There are many benefits for sole traders. It’s relatively inexpensive to register and there’s no mounds of red tape to contend with. Likewise, you can withdraw money from the company as though it’s personally yours, as well as enjoying the freedom of being your own boss.
In terms of tax, you’re entitled to obtain relief for business expenses such as fuel costs, transport, computers and other necessary equipment. If you work from an office space at home, there’s also the chance to claim a deduction on utility bills and mortgage interest.
Registering as a limited company showcases a professional appearance and is favoured by business owners looking to expand their company, usually by employing additional staff or expanding their premises.
In legal terms, the business is a separate entity so the owners (shareholders) won’t be held personally accountable for debts or other liability claims. In terms of documentation, more is required in terms of ongoing paperwork and legal duties. A limited company also requires its own tax registration.
The company can offset expenses that are incurred by the business for the purposes of trade. Other tax advantages vary, whilst there are no NICs required on company profits.
An LLP, or limited liability partnership, is a setup where some or all of the partners each have restricted liabilities in the company. For traditional partnerships, such as solicitors and dentists, it is often preferred for the increased financial protection it offers.
Like a limited company, LLPs have to be registered at Companies House and are required to have at least two members at all times.
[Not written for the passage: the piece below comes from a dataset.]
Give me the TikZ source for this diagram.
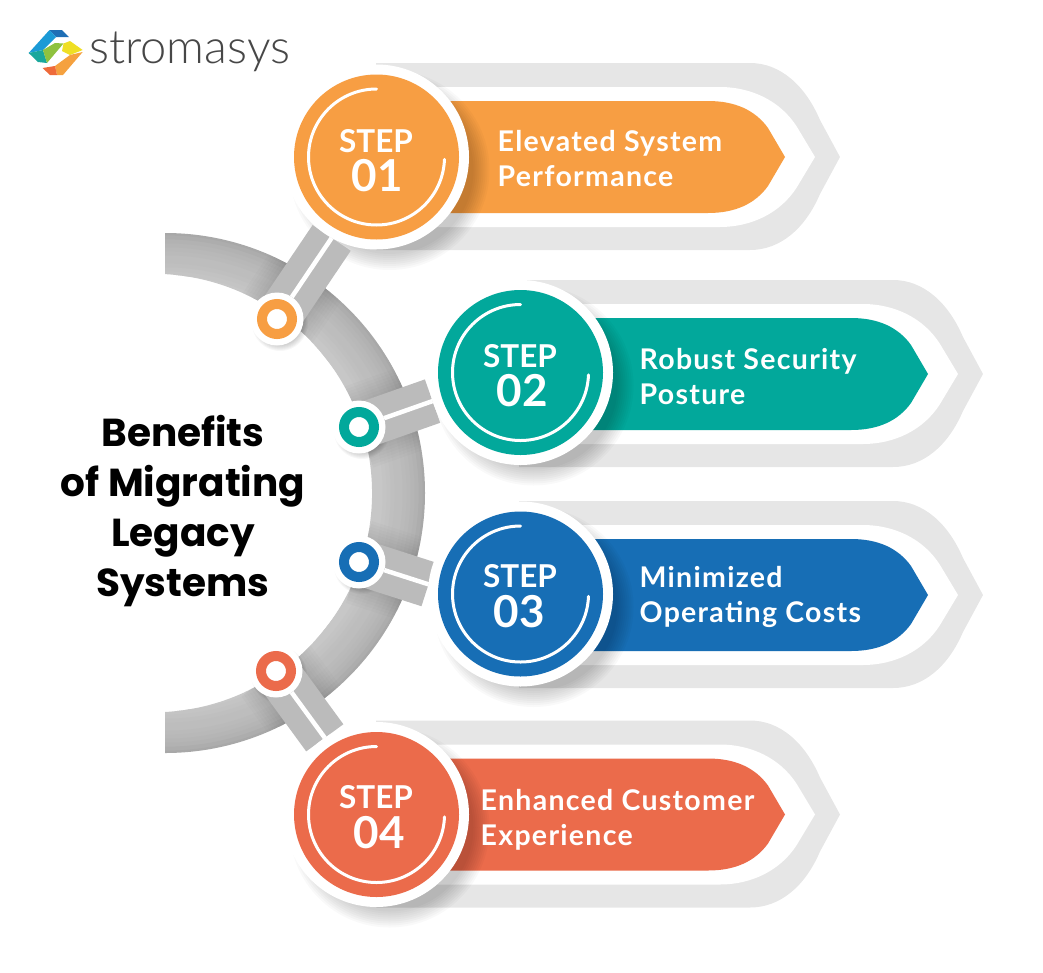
\documentclass[tikz,border=0pt]{standalone}
\usepackage{fontspec}
\usetikzlibrary{calc}
\setmainfont{Lato}
\newfontfamily\headfont{Poppins Bold}
\newfontfamily\logofont{Lato Light}
\newfontfamily\medfont{Lato Bold}
\newfontfamily\barfont[LetterSpace=4.5]{Lato Bold}
\definecolor{corange}{HTML}{F79E43}
\definecolor{cteal}{HTML}{02A89B}
\definecolor{cblue}{HTML}{176EB5}
\definecolor{ccoral}{HTML}{EB6B4B}
\definecolor{strip}{HTML}{E6E6E6}
\definecolor{stemgrey}{HTML}{BBBBBB}
\definecolor{lgblue}{HTML}{1F6FB5}
\definecolor{lgsky}{HTML}{1B9AD6}
\definecolor{lgteal}{HTML}{1AA79C}
\definecolor{lggreen}{HTML}{8FC23F}
\definecolor{lgyellow}{HTML}{EFDF24}
\definecolor{lgorange}{HTML}{F5A13F}
\definecolor{lgred}{HTML}{EE6A3A}
\pgfdeclarelayer{back}
\pgfsetlayers{back,main}
\tikzset{
  halobig/.style={circle,fill=white,inner sep=0,outer sep=0,minimum size=185pt},
  stepdisc/.style={circle,inner sep=0,outer sep=0,minimum size=165pt},
  halosmall/.style={circle,fill=white,inner sep=0,outer sep=0,minimum size=53pt},
  dotring/.style={circle,fill=white,inner sep=0,outer sep=0,minimum size=30pt,line width=10pt},
  steplabel/.style={text=white,font=\fontsize{31.5}{32}\medfont,inner sep=0},
  stepnum/.style={text=white,font=\fontsize{44}{44}\medfont,inner sep=0},
  barlabel/.style={text=white,anchor=base west,font=\fontsize{28.5}{30}\barfont,inner sep=0},
  headlabel/.style={text=black,anchor=base,font=\fontsize{39}{39}\headfont,inner sep=0},
  innerarc/.style={draw=white,line width=3pt,line cap=round},
  stemline/.style={draw=white,line width=4.5pt},
  stembar/.style={draw=stemgrey,line width=46pt}
}
% #1 dx, #2 dy, #3 colour
\newcommand{\arrowbar}[3]{%
  \begin{scope}[shift={(#1,-#2)}]
    \fill[strip] (376,-63) -- (750,-63) .. controls (780,-63) and (805,-85) .. (820,-120) -- (840,-157) -- (820,-194) .. controls (805,-229) and (780,-250) .. (750,-250) -- (376,-250) -- cycle;
    \fill[white] (376,-87) -- (720,-87) .. controls (750,-87) and (780,-100) .. (797,-127) -- (815,-157) -- (797,-187) .. controls (780,-214) and (750,-227) .. (720,-227) -- (376,-227) -- cycle;
    \fill[#3] (400,-101) -- (708,-101) .. controls (735,-101) and (755,-110) .. (768,-128) -- (785,-157) -- (768,-186) .. controls (755,-204) and (735,-213) .. (708,-213) -- (400,-213) -- cycle;
  \end{scope}}
\newcommand{\discshadow}[1]{%
  \foreach \r in {84,86,...,100}{\fill[black,opacity=.025] ($(#1)+(13,-13)$) circle (\r);}}
\newcommand{\dotshadow}[1]{%
  \foreach \r in {22,23,...,28}{\fill[black,opacity=.03] ($(#1)+(3,-4)$) circle (\r);}}
\newcommand{\ringpath}{(165,-233) arc (90:-90:260) -- (165,-712) arc (-86.8:86.8:219.3) -- cycle}
\begin{document}
\begin{tikzpicture}[x=1pt,y=1pt]
\useasboundingbox (0,0) rectangle (1043,-972);

% ---- step discs
\node[halobig] (s1) at (376.5,-157) {};
\node[halobig] (s2) at (520.5,-372.5) {};
\node[halobig] (s3) at (520.5,-594) {};
\node[halobig] (s4) at (376.5,-814.5) {};
\node[stepdisc,fill=corange] (c1) at (s1) {};
\node[stepdisc,fill=cteal] (c2) at (s2) {};
\node[stepdisc,fill=cblue] (c3) at (s3) {};
\node[stepdisc,fill=ccoral] (c4) at (s4) {};
\draw[innerarc] ($(c1)+(90:68)$) arc (90:358:68);
\draw[innerarc] ($(c2)+(90:68)$) arc (90:358:68);
\draw[innerarc] ($(c3)+(90:68)$) arc (90:358:68);
\draw[innerarc] ($(c4)+(90:68)$) arc (90:358:68);

% ---- small dots
\node[halosmall] (d1) at (277,-319) {};
\node[halosmall] (d2) at (359,-427) {};
\node[halosmall] (d3) at (359,-562) {};
\node[halosmall] (d4) at (276,-671) {};
\node[dotring,draw=corange] (r1) at (d1) {};
\node[dotring,draw=cteal] (r2) at (d2) {};
\node[dotring,draw=cblue] (r3) at (d3) {};
\node[dotring,draw=ccoral] (r4) at (d4) {};

% ---- texts
\node[steplabel] (t1) at (376,-141) {STEP};
\node[stepnum] (n1) at (377,-176) {01};
\node[steplabel] (t2) at (520,-356) {STEP};
\node[stepnum] (n2) at (522,-391) {02};
\node[steplabel] (t3) at (520,-576) {STEP};
\node[stepnum] (n3) at (519,-612) {03};
\node[steplabel] (t4) at (376,-797) {STEP};
\node[stepnum] (n4) at (379,-833) {04};

\node[barlabel] (a1) at (497.5,-151) {Elevated System};
\node[barlabel] (b1) at (497.5,-186) {Performance};
\node[barlabel] (a2) at (639.5,-369) {Robust Security};
\node[barlabel] (b2) at (639.5,-404) {Posture};
\node[barlabel] (a3) at (639.5,-587) {Minimized};
\node[barlabel] (b3) at (639.5,-622) {Operating Costs};
\node[barlabel] (a4) at (480.5,-810) {Enhanced Customer};
\node[barlabel] (b4) at (480.5,-845) {Experience};

\node[headlabel] (h1) at (183,-446) {Benefits};
\node[headlabel] (h2) at (183,-496) {of Migrating};
\node[headlabel] (h3) at (183,-546) {Legacy};
\node[headlabel] (h4) at (183,-596) {Systems};

\node[anchor=base west,inner sep=0,text=black!72,font=\fontsize{47}{47}\logofont] (logo) at (89,-63) {stromasys};

% ---- everything that lies under the discs
\begin{pgfonlayer}{back}
  % logo mark
  \fill[lgblue] (49.5,-30) -- (62,-30) -- (69,-37) -- (56,-37) -- cycle;
  \fill[lgsky] (28.7,-53) -- (49.5,-30) -- (56,-37) -- (43,-50) -- cycle;
  \fill[lgteal] (28.7,-53) -- (43,-50) -- (47,-63) -- (38,-62) -- cycle;
  \fill[lggreen] (43,-50) -- (55,-43) -- (63.5,-43.5) -- (47,-63) -- cycle;
  \fill[lgyellow] (63.5,-43.5) -- (70,-41) -- (82.7,-50) -- (70,-55) -- (62,-51) -- cycle;
  \fill[lgorange] (82.7,-52) -- (70,-55) -- (55,-66) -- (57,-75) -- (63,-75) -- cycle;
  \fill[lgred] (42.5,-68) -- (55,-66) -- (57,-75) -- (50,-75) -- cycle;

  % ring
  \begin{scope}
    \clip \ringpath;
    \foreach \r/\p in {200/22,204/22,208/22,212/22,216/22,220/23,224/24,228/25,232/26,236/26,240/27,244/28,248/29,252/30,256/32,260/34}
      {\draw[black!\p,line width=4.6pt] (165,-493) circle (\r);}
    \foreach \w in {50,56,...,86}{
      \draw[black,opacity=.015,line width=\w pt] (d1.center) -- (s1.241);
      \draw[black,opacity=.015,line width=\w pt] (d2.center) -- (s2.198);
      \draw[black,opacity=.015,line width=\w pt] (d3.center) -- (s3.174);
      \draw[black,opacity=.015,line width=\w pt] (d4.center) -- (s4.124);}
  \end{scope}

  % bars and strips
  \arrowbar{0}{0}{corange}
  \arrowbar{143}{217}{cteal}
  \arrowbar{143}{438}{cblue}
  \arrowbar{0}{657.5}{ccoral}

  \discshadow{s1}\discshadow{s2}\discshadow{s3}\discshadow{s4}
  \dotshadow{d1}\dotshadow{d2}\dotshadow{d3}\dotshadow{d4}

  % connectors
  \draw[stembar] (d1.center) -- (s1.241);
  \draw[stembar] (d2.center) -- (s2.198);
  \draw[stembar] (d3.center) -- (s3.174);
  \draw[stembar] (d4.center) -- (s4.124);
  \draw[stemline] (d1) -- (s1.241);
  \draw[stemline] (d2) -- (s2.198);
  \draw[stemline] (d3) -- (s3.174);
  \draw[stemline] (d4) -- (s4.124);
\end{pgfonlayer}
\end{tikzpicture}
\end{document}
They aren’t compelled by law to pay corporation tax and each member must complete a self-assessment return instead.
For companies that have a relatively small number of members who contribute similar amounts, it makes sense to register as an LLP. However, agreements regarding each member’s liability should be decided before the business is operational to avoid disputes.
Choosing the right business structure for your start-up company requires much deliberation and perhaps the guidance of a professional accountant. They’ll assess your company objectives and recommend the most effective structure to streamline tax payments and help the business grow.